[Given information]
□ □ □ □
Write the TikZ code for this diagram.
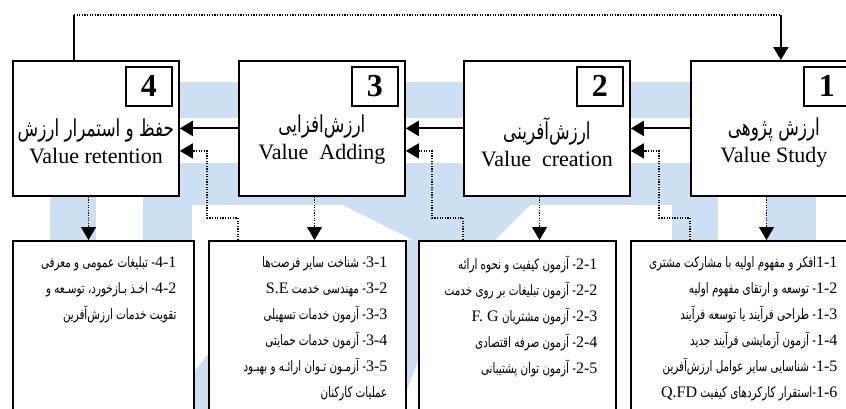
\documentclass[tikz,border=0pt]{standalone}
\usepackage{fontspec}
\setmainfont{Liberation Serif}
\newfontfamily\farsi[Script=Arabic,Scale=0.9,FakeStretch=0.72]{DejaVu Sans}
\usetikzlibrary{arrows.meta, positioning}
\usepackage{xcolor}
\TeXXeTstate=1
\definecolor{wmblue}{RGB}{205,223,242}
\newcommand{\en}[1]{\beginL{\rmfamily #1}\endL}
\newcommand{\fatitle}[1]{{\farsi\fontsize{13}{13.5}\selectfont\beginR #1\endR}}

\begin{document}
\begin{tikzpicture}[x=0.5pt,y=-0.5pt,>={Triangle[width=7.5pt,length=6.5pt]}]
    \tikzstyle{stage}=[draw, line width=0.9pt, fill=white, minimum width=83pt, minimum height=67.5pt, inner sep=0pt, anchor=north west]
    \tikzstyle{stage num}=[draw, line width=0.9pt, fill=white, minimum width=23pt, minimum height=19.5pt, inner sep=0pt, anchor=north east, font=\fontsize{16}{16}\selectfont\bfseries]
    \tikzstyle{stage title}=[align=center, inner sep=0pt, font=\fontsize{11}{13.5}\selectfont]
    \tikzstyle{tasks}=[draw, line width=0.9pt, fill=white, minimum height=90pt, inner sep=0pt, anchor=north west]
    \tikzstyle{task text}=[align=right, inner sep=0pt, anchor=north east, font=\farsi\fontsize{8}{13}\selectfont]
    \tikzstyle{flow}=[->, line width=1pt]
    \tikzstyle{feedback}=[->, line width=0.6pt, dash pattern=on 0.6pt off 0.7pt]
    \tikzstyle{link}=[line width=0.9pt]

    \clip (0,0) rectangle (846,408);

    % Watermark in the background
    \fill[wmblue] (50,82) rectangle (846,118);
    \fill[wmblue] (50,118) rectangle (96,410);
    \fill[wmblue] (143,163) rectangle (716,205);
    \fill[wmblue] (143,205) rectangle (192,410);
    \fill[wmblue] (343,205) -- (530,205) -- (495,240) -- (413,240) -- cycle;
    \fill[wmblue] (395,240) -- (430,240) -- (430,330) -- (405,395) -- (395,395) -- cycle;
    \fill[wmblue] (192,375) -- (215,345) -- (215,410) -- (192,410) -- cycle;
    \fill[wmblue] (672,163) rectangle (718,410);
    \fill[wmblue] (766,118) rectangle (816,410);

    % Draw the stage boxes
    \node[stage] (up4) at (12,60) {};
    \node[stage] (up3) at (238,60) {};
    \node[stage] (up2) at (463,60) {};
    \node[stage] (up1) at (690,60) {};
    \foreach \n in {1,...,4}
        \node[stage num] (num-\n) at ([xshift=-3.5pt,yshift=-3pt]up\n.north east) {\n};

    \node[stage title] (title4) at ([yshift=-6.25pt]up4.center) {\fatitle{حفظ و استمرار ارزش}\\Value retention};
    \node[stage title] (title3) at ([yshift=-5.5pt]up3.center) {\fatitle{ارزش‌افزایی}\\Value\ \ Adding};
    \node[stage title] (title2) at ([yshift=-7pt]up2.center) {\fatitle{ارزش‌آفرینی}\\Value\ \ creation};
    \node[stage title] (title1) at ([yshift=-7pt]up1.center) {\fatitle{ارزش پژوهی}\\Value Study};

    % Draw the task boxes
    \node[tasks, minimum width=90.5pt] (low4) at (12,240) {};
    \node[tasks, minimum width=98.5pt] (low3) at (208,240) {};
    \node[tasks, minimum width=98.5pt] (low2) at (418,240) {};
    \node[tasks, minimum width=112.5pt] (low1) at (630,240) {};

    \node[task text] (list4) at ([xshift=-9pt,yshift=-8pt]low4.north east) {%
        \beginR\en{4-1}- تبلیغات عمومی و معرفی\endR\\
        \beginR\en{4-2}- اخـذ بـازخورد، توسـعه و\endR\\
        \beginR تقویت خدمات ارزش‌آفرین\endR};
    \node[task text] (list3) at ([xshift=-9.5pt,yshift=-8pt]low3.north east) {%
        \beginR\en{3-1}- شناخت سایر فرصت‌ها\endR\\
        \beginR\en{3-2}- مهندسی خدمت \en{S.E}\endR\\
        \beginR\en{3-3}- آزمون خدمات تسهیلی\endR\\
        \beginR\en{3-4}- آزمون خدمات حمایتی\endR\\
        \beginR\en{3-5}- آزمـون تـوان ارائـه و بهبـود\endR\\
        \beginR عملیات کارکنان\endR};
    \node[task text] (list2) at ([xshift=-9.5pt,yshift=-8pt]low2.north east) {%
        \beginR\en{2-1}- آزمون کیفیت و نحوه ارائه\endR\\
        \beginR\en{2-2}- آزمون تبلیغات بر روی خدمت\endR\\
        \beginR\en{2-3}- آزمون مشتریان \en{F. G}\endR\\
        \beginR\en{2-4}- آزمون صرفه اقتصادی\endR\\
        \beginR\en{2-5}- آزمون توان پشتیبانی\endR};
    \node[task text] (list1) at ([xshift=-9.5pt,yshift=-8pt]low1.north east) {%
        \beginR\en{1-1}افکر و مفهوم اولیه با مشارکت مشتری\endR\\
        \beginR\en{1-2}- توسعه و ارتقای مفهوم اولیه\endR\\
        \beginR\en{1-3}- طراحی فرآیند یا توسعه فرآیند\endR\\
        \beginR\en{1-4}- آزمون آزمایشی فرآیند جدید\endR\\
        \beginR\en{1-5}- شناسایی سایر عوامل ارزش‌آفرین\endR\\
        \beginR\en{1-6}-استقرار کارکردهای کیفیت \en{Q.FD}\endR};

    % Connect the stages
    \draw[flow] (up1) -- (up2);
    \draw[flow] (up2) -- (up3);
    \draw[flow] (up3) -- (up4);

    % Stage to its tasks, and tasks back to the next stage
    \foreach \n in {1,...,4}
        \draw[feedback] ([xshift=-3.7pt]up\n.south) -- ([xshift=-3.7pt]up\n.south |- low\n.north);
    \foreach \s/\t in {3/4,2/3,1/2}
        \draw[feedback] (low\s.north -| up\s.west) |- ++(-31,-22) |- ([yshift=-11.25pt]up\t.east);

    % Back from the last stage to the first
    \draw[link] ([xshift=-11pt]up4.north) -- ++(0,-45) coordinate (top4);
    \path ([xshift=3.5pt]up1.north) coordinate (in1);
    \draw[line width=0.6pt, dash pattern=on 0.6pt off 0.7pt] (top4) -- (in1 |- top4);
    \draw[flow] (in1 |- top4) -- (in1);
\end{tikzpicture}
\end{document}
□ □ □ □
The lines from the start of the data through the line that contains "(0,0) rectangle (846,408);" are to be returned exactly, please, with both ends included and every picture left out.

Write the TikZ code for this diagram.
\documentclass[tikz,border=0pt]{standalone}
\usepackage{fontspec}
\setmainfont{Liberation Serif}
\newfontfamily\farsi[Script=Arabic,Scale=0.9,FakeStretch=0.72]{DejaVu Sans}
\usetikzlibrary{arrows.meta, positioning}
\usepackage{xcolor}
\TeXXeTstate=1
\definecolor{wmblue}{RGB}{205,223,242}
\newcommand{\en}[1]{\beginL{\rmfamily #1}\endL}
\newcommand{\fatitle}[1]{{\farsi\fontsize{13}{13.5}\selectfont\beginR #1\endR}}

\begin{document}
\begin{tikzpicture}[x=0.5pt,y=-0.5pt,>={Triangle[width=7.5pt,length=6.5pt]}]
    \tikzstyle{stage}=[draw, line width=0.9pt, fill=white, minimum width=83pt, minimum height=67.5pt, inner sep=0pt, anchor=north west]
    \tikzstyle{stage num}=[draw, line width=0.9pt, fill=white, minimum width=23pt, minimum height=19.5pt, inner sep=0pt, anchor=north east, font=\fontsize{16}{16}\selectfont\bfseries]
    \tikzstyle{stage title}=[align=center, inner sep=0pt, font=\fontsize{11}{13.5}\selectfont]
    \tikzstyle{tasks}=[draw, line width=0.9pt, fill=white, minimum height=90pt, inner sep=0pt, anchor=north west]
    \tikzstyle{task text}=[align=right, inner sep=0pt, anchor=north east, font=\farsi\fontsize{8}{13}\selectfont]
    \tikzstyle{flow}=[->, line width=1pt]
    \tikzstyle{feedback}=[->, line width=0.6pt, dash pattern=on 0.6pt off 0.7pt]
    \tikzstyle{link}=[line width=0.9pt]

    \clip (0,0) rectangle (846,408);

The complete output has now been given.